13 February 2013

Liberia: Maritime Contractors to Go-Slow

About 800 contractors of the Liberia Maritime Authority (LMA) have threatened to stage street protest in demand of three months' salary arrears owed them by the management.

Speaking to the New Dawn over the weekend in Sinkor, Monrovia, the spokesperson for the aggrieved contractors, David Momoh said several times the leadership has engaged the Binyan Kesselley's administration about alleged bad labor practices and delay in paying them.

Momoh, who appeared very angry with the LMA management, added that currently, all contractors earn US$60. 00 monthly, while field supervisors take home US$105 per month.

The aggrieved contractors, who were hired under the program "Beach and Waterways Project" for three years, said the management of the Maritime Authority has failed to settle their three months salary arrears, and at the same time botched to provide any explanation over the delay in payment.

He stressed that the contractors have no option but to take to the streets through peaceful protest to attract the attention of President Ellen Johnson-Sirleaf and other relevance agencies of government's.

"The Maritime people are taking us for ride. Our three years contract should had lasted up to 2014, but the delinquency introduce in the payment has created sour relationship. They are getting their salaries and allowances regularly; why us?

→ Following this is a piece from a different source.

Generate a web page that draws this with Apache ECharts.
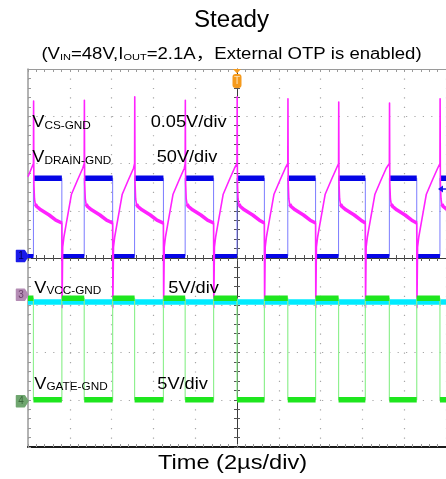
<!DOCTYPE html>
<html>
<head>
<meta charset="utf-8">
<script src="https://cdn.jsdelivr.net/npm/echarts@6/dist/echarts.min.js"></script>
<style>
  html, body { margin: 0; padding: 0; background: #fff; }
  #c { width: 446px; height: 479px; }
</style>
</head>
<body>
<div id="c"></div>
<script>
// Horizontal: µs from the trigger point, 2 µs per division, ten divisions.
const timeRange = [-10, 10];
const timePerDiv = 2;
// Vertical: divisions from screen centre, eight divisions.
const divRange = [-4, 4];

// Switching instants (µs): gate turns off / drain rises
const offEdges = [-9.74, -7.31, -4.90, -2.48, 0, 2.43, 4.86, 7.29, 9.71];
// gate turns on / drain falls
const onEdges = [-8.38, -5.95, -3.52, -1.12, 1.31, 3.76, 6.14, 8.60];

// Trace levels in divisions: [switch on, switch off]
const drainLevels = [0.04, 1.69];
const gateLevels = [-0.85, -3.0];
const vccLevel = -0.93;

// Current-sense trace
const csStartLevel = 1.72;
const csRampTop = 2.0;
const csSpikePeaks = [3.32, 3.34, 3.41, 3.34, 3.41, 3.37, 3.30, 3.28, 3.37];
const csOffOffsets = [0.02, 0.05, 0.09, 0.16, 0.35, 0.75, 1.07];
const csOffLevels = [1.60, 1.25, 1.14, 1.09, 1.02, 0.91, 0.80];
const csLevelAtOn = 0.74;
const csOnOffsets = [0.01, 0.04, 0.10, 0.20, 0.46, 0.75, 1.00];
const csOnLevels = [-1.05, 0.23, 0.45, 0.70, 1.35, 1.65, 1.90];

// Channel ground markers and trigger level (divisions)
const channelIds = ['1', '3', '4'];
const channelGround = [0.04, -0.78, -3.03];
const triggerLevel = 1.46;

// Annotation text
const titleText = 'Steady';
const conditionParts = ['(V', 'IN', '=48V,I', 'OUT', '=2.1A，External OTP is enabled)'];
const axisTitle = 'Time (2µs/div)';
const channelNames = [['V', 'CS-GND'], ['V', 'DRAIN-GND'], ['V', 'VCC-GND'], ['V', 'GATE-GND']];
const channelScales = ['0.05V/div', '50V/div', '5V/div', '5V/div'];

const FONT = '"Liberation Sans", Arial, "Noto Sans CJK SC", sans-serif';
const GAP = '-';

// Square wave between two levels: a thin full trace plus heavy flat parts
function buildSquare(levels) {
  const events = offEdges.map(t => [t, 1]).concat(onEdges.map(t => [t, 0]))
    .sort((a, b) => a[0] - b[0]);
  let state = 0;
  const thin = [[timeRange[0], levels[0]]];
  const flat = [[[timeRange[0], levels[0]]], []];
  events.forEach(([t, s]) => {
    thin.push([t, levels[state]], [t, levels[s]]);
    flat[state].push([t, levels[state]], [t, GAP]);
    flat[s].push([t, levels[s]]);
    state = s;
  });
  thin.push([timeRange[1], levels[state]]);
  flat[state].push([timeRange[1], levels[state]]);
  return { thin, flat };
}

function buildCs() {
  const thin = [[timeRange[0], csStartLevel]];
  const heavy = [];
  offEdges.forEach((t0, i) => {
    thin.push([t0, csRampTop], [t0 + 0.008, csSpikePeaks[i]]);
    csOffOffsets.forEach((dt, k) => {
      thin.push([t0 + dt, csOffLevels[k]]);
      if (dt >= 0.09) heavy.push([t0 + dt, csOffLevels[k]]);
    });
    const t1 = onEdges[i];
    if (t1 !== undefined) {
      thin.push([t1, csLevelAtOn]);
      heavy.push([t1, csLevelAtOn], [t1, GAP]);
      csOnOffsets.forEach((dt, k) => thin.push([t1 + dt, csOnLevels[k]]));
    }
  });
  return { thin, heavy };
}

const drain = buildSquare(drainLevels);
const gate = buildSquare(gateLevels);
const cs = buildCs();
const vcc = [[timeRange[0], vccLevel], [timeRange[1], vccLevel]];

function trace(data, color, width, z) {
  return {
    type: 'line', data, xAxisIndex: 0, yAxisIndex: 0,
    symbol: 'none', showSymbol: false, silent: true, animation: false,
    connectNulls: false, clip: true, z,
    lineStyle: { color, width, join: 'round' }
  };
}

const tickGray = '#9a9a9a';
function xAxisDef(extra) {
  return Object.assign({
    type: 'value', min: timeRange[0], max: timeRange[1], interval: timePerDiv,
    axisLabel: { show: false }, splitLine: { show: false },
    axisTick: { show: true, inside: true, length: 3, lineStyle: { color: tickGray } },
    minorTick: { show: true, splitNumber: 5, length: 3, lineStyle: { color: tickGray } }
  }, extra);
}
function yAxisDef(extra) {
  return Object.assign({
    type: 'value', min: divRange[0], max: divRange[1], interval: 1,
    axisLabel: { show: false }, splitLine: { show: false },
    axisTick: { show: true, inside: true, length: 3, lineStyle: { color: tickGray } },
    minorTick: { show: true, splitNumber: 5, length: 3, lineStyle: { color: tickGray } }
  }, extra);
}

const centreLine = { color: '#3a3a3a', width: 1 };
const centreTick = { color: '#555' };
const dotColor = '#a6a6a6';

const option = {
  backgroundColor: '#fff',
  animation: false,
  grid: { left: 28, top: 69, width: 420, height: 378, containLabel: false },
  xAxis: [
    xAxisDef({
      position: 'bottom',
      axisLine: { show: true, onZero: true, onZeroAxisIndex: 0, lineStyle: centreLine },
      axisTick: { show: true, inside: true, length: 3, lineStyle: centreTick },
      minorTick: { show: true, splitNumber: 5, length: 3, lineStyle: centreTick },
      splitLine: { show: true, lineStyle: { color: dotColor, width: 1.2, type: [1.2, 8.25] } }
    }),
    xAxisDef({
      position: 'top',
      axisLine: { show: true, onZero: false, lineStyle: { color: '#9a9a9a', width: 1 } }
    }),
    xAxisDef({
      position: 'bottom',
      axisLine: { show: true, onZero: false, lineStyle: { color: '#1a1a1a', width: 2 } }
    }),
    xAxisDef({
      position: 'bottom',
      axisLine: { show: false, onZero: true, onZeroAxisIndex: 0 },
      axisTick: { show: true, inside: false, length: 3, lineStyle: centreTick },
      minorTick: { show: true, splitNumber: 5, length: 3, lineStyle: centreTick }
    })
  ],
  yAxis: [
    yAxisDef({
      position: 'left',
      axisLine: { show: true, onZero: true, onZeroAxisIndex: 0, lineStyle: centreLine },
      axisTick: { show: true, inside: true, length: 3, lineStyle: centreTick },
      minorTick: { show: true, splitNumber: 5, length: 3, lineStyle: centreTick },
      splitLine: { show: true, lineStyle: { color: dotColor, width: 1.2, type: [1.2, 7.2] } }
    }),
    yAxisDef({
      position: 'left',
      axisLine: { show: true, onZero: false, lineStyle: { color: '#9a9a9a', width: 1.5 } }
    }),
    yAxisDef({
      position: 'left',
      axisLine: { show: false, onZero: true, onZeroAxisIndex: 0 },
      axisTick: { show: true, inside: false, length: 3, lineStyle: centreTick },
      minorTick: { show: true, splitNumber: 5, length: 3, lineStyle: centreTick }
    })
  ],
  series: [
    trace(drain.thin, '#7b7bff', 1, 3),
    trace(drain.flat[0], '#0505e6', 4, 4),
    trace(drain.flat[1], '#0505e6', 5.5, 4),
    trace(cs.thin, '#ff22ff', 1.6, 5),
    trace(cs.heavy, '#ff22ff', 3.5, 5),
    trace(vcc, '#00ebff', 5.5, 6),
    trace(gate.thin, '#90f090', 1.2, 7),
    trace(gate.flat[0], '#1ee61e', 5.5, 8),
    trace(gate.flat[1], '#1ee61e', 5.5, 8)
  ]
};

const chart = echarts.init(document.getElementById('c'));
chart.setOption(option);

// Annotation layer: titles, channel labels, ground and trigger markers
const toPx = (t, v) => chart.convertToPixel({ xAxisIndex: 0, yAxisIndex: 0 }, [t, v]);
const gridLeft = toPx(timeRange[0], 0)[0];
const gridTop = toPx(0, divRange[1])[1];
const trigX = toPx(0, 0)[0];
const rightX = toPx(timeRange[1], 0)[0];

function plainText(x, y, text, size, scaleX, align) {
  return {
    type: 'text', x, y, scaleX, z: 100,
    style: {
      text, fontSize: size, lineHeight: size, fontFamily: FONT, fill: '#000',
      align, verticalAlign: 'bottom'
    }
  };
}

function channelLabel(x, y, parts) {
  return {
    type: 'text', x, y, scaleX: 1.07, z: 100,
    style: {
      text: parts[0] + '{s|' + parts[1] + '}',
      fontSize: 17, lineHeight: 17, fontFamily: FONT, fill: '#000',
      align: 'left', verticalAlign: 'bottom',
      rich: { s: { fontSize: 11, lineHeight: 11, fontFamily: FONT, fill: '#000', verticalAlign: 'bottom' } }
    }
  };
}

const graphics = [];
graphics.push(plainText(231.5, 32, titleText, 23, 1.05, 'center'));
graphics.push({
  type: 'text', x: 231.5, y: 62.5, scaleX: 1.16, z: 100,
  style: {
    text: conditionParts[0] + '{s|' + conditionParts[1] + '}' + conditionParts[2] +
      '{s|' + conditionParts[3] + '}' + conditionParts[4],
    fontSize: 16, lineHeight: 16, fontFamily: FONT, fill: '#000',
    align: 'center', verticalAlign: 'bottom',
    rich: { s: { fontSize: 9.5, lineHeight: 9.5, fontFamily: FONT, fill: '#000', verticalAlign: 'bottom' } }
  }
});
graphics.push(plainText(232.5, 473.5, axisTitle, 20, 1.18, 'center'));

const labelPos = [[32.3, 131], [32.3, 166], [34.3, 296.6], [34.3, 392.6]];
const scalePos = [[150.7, 131], [156.7, 166], [168.3, 296.6], [157.3, 392.6]];
channelNames.forEach((parts, i) => {
  graphics.push(channelLabel(labelPos[i][0], labelPos[i][1], parts));
  graphics.push({
    type: 'text', x: scalePos[i][0], y: scalePos[i][1], scaleX: 1.07, z: 100,
    style: {
      text: channelScales[i], fontSize: 17, lineHeight: 17, fontFamily: FONT,
      fill: '#000', align: 'left', verticalAlign: 'bottom'
    }
  });
});

const markerFill = ['#1b1bea', '#b48cb4', '#6fa66f'];
const markerInk = ['#00005a', '#6d3f6d', '#3d6a3d'];
channelIds.forEach((id, i) => {
  const y = toPx(0, channelGround[i])[1];
  const x0 = gridLeft;
  graphics.push({
    type: 'polygon', z: 90,
    shape: { points: [[x0 - 11.5, y - 5.5], [x0 - 3.5, y - 5.5], [x0, y], [x0 - 3.5, y + 5.5], [x0 - 11.5, y + 5.5]] },
    style: { fill: markerFill[i], stroke: markerFill[i], lineWidth: 1.5, lineJoin: 'round' }
  });
  graphics.push({
    type: 'text', x: x0 - 7, y: y + 0.5, z: 91,
    style: { text: id, fontSize: 10, fontFamily: FONT, fill: markerInk[i], align: 'center', verticalAlign: 'middle' }
  });
});

// Trigger position marker on the top edge
graphics.push({
  type: 'polygon', z: 90,
  shape: { points: [[trigX - 4, gridTop], [trigX + 4, gridTop], [trigX, gridTop + 4.5]] },
  style: { fill: '#f59a1c' }
});
graphics.push({
  type: 'rect', z: 90,
  shape: { x: trigX - 4.5, y: gridTop + 5, width: 9, height: 14, r: 3 },
  style: { fill: '#f59a1c' }
});
graphics.push({
  type: 'text', x: trigX, y: gridTop + 12.5, z: 91,
  style: { text: 'T', fontSize: 10, fontFamily: FONT, fill: '#fde3b8', align: 'center', verticalAlign: 'middle' }
});

// Trigger level arrow on the right edge
const trigY = toPx(0, triggerLevel)[1];
graphics.push({
  type: 'polygon', z: 90,
  shape: { points: [[rightX - 8, trigY], [rightX - 3, trigY - 3.5], [rightX - 3, trigY + 3.5]] },
  style: { fill: '#1b1bea' }
});
graphics.push({
  type: 'line', z: 90,
  shape: { x1: rightX - 4, y1: trigY, x2: rightX, y2: trigY },
  style: { stroke: '#1b1bea', lineWidth: 1.5 }
});

chart.setOption({ graphic: graphics });
</script>
</body>
</html>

And my brother, the amount given to us as pay is not even much to be delayed, taking into account the work we do. Cleaning of the beaches from West Point to Thinker's Village Beach and making sure that people stop using the beach as toilet and dump sites, which require physical strength both day and night," he lamented.

He noted that they have written both the Labor Ministry and the Office of the President, seeking redress but it appears that those who are responsible are reneging, something he added is worrisome and a clear signal that government only gives credence to people who they have interest in and not the general public as required by the Constitution.

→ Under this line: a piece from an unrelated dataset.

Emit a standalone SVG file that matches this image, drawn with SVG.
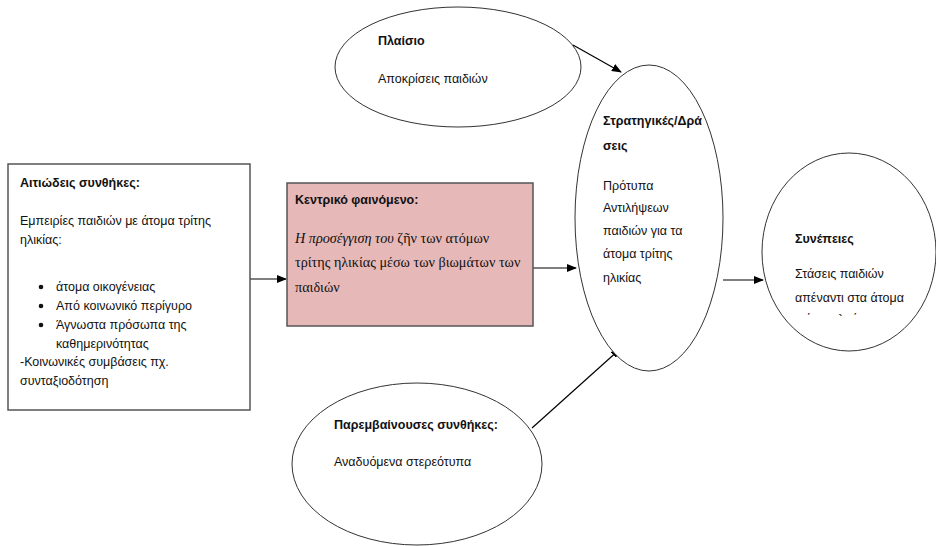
<svg xmlns="http://www.w3.org/2000/svg" width="936" height="546" viewBox="0 0 936 546">
<style>
text{font-family:"Liberation Sans","DejaVu Sans",sans-serif;font-size:12.5px;fill:#111}
.b{font-weight:bold}
.serif{font-family:"Liberation Serif","DejaVu Serif",serif;font-size:14.2px}
.shape{fill:#fff;stroke:#333;stroke-width:1}
.box{fill:#fff;stroke:#555;stroke-width:1.5}
.conn{fill:none;stroke:#000;stroke-width:1.2;marker-end:url(#ah)}
</style>
<defs>
<marker id="ah" markerWidth="10" markerHeight="8" refX="9" refY="4" orient="auto" markerUnits="userSpaceOnUse">
<path d="M0,0 L10,4 L0,8 z" fill="#000"/>
</marker>
<clipPath id="clipc"><rect x="760" y="150" width="176" height="166"/></clipPath>
</defs>
<rect width="936" height="546" fill="#fff"/>
<g id="connectors">
<line class="conn" x1="250" y1="279" x2="286" y2="279"/>
<line class="conn" x1="533" y1="268" x2="576" y2="268"/>
<line class="conn" x1="573" y1="45" x2="621" y2="72"/>
<line class="conn" x1="532" y1="428" x2="620" y2="349"/>
<line class="conn" x1="723" y1="280" x2="763" y2="280"/>
</g>
<g id="causal">
<rect class="box" x="8" y="164" width="242" height="246"/>
<text class="b" x="20" y="187">Αιτιώδεις συνθήκες:</text>
<text x="20" y="225">Εμπειρίες  παιδιών με άτομα τρίτης</text>
<text x="20" y="244">ηλικίας:</text>
<circle cx="41" cy="287" r="2.3" fill="#111"/>
<circle cx="41" cy="306" r="2.3" fill="#111"/>
<circle cx="41" cy="325" r="2.3" fill="#111"/>
<text x="56" y="291">άτομα οικογένειας</text>
<text x="56" y="310">Από κοινωνικό περίγυρο</text>
<text x="56" y="329">Άγνωστα πρόσωπα της</text>
<text x="56" y="348">καθημερινότητας</text>
<text x="20" y="366">-Κοινωνικές συμβάσεις πχ.</text>
<text x="20" y="385">συνταξιοδότηση</text>
</g>
<g id="central">
<rect x="287" y="183" width="246" height="143" fill="#e6b8b7" stroke="#555" stroke-width="1.5"/>
<text class="b" x="295" y="204">Κεντρικό φαινόμενο:</text>
<text class="serif" x="295" y="243"><tspan font-style="italic">Η προσέγγιση του</tspan> ζῆν των ατόμων</text>
<text class="serif" x="295" y="267">τρίτης ηλικίας μέσω των βιωμάτων των</text>
<text class="serif" x="295" y="292">παιδιών</text>
</g>
<g id="context">
<ellipse class="shape" cx="458" cy="67" rx="123" ry="60"/>
<text class="b" x="378" y="45">Πλαίσιο</text>
<text x="378" y="83">Αποκρίσεις παιδιών</text>
</g>
<g id="intervening">
<ellipse class="shape" cx="417" cy="464" rx="125" ry="81"/>
<text class="b" x="334" y="429">Παρεμβαίνουσες συνθήκες:</text>
<text x="334" y="466">Αναδυόμενα στερεότυπα</text>
</g>
<g id="strategies">
<ellipse class="shape" cx="649" cy="218" rx="74" ry="153"/>
<text class="b" x="603" y="125">Στρατηγικές/Δρά</text>
<text class="b" x="603" y="150">σεις</text>
<text x="603" y="190">Πρότυπα</text>
<text x="603" y="212">Αντιλήψεων</text>
<text x="603" y="235">παιδιών για τα</text>
<text x="603" y="258">άτομα τρίτης</text>
<text x="603" y="282">ηλικίας</text>
</g>
<g id="consequences">
<ellipse class="shape" cx="849" cy="252" rx="87" ry="99"/>
<text class="b" x="795" y="243">Συνέπειες</text>
<text x="795" y="278">Στάσεις παιδιών</text>
<text x="795" y="302">απέναντι στα άτομα</text>
<text x="795" y="323" clip-path="url(#clipc)">τρίτης ηλικίας</text>
</g>
</svg>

He maintained that since last November, all contractors under said project have not taken pay and management had chosen to give deaf ears so the only language the management might listen to is protest and go-slow action, which will subsequently return the beaches to filth and public toilet.

When the management of the Liberia Maritime Authority was contacted on the matter, its Media Consultant, Mr. Philibert Brown, admitted to the information but said that Finance Ministry and officials of LMA are in reconciliation of account before payment is done.

Mr. Brown explained that LMA Management has no interest in denying young Liberians of their hard earned wages but there is an ongoing reconciliation of financial documents before making payment of salaries.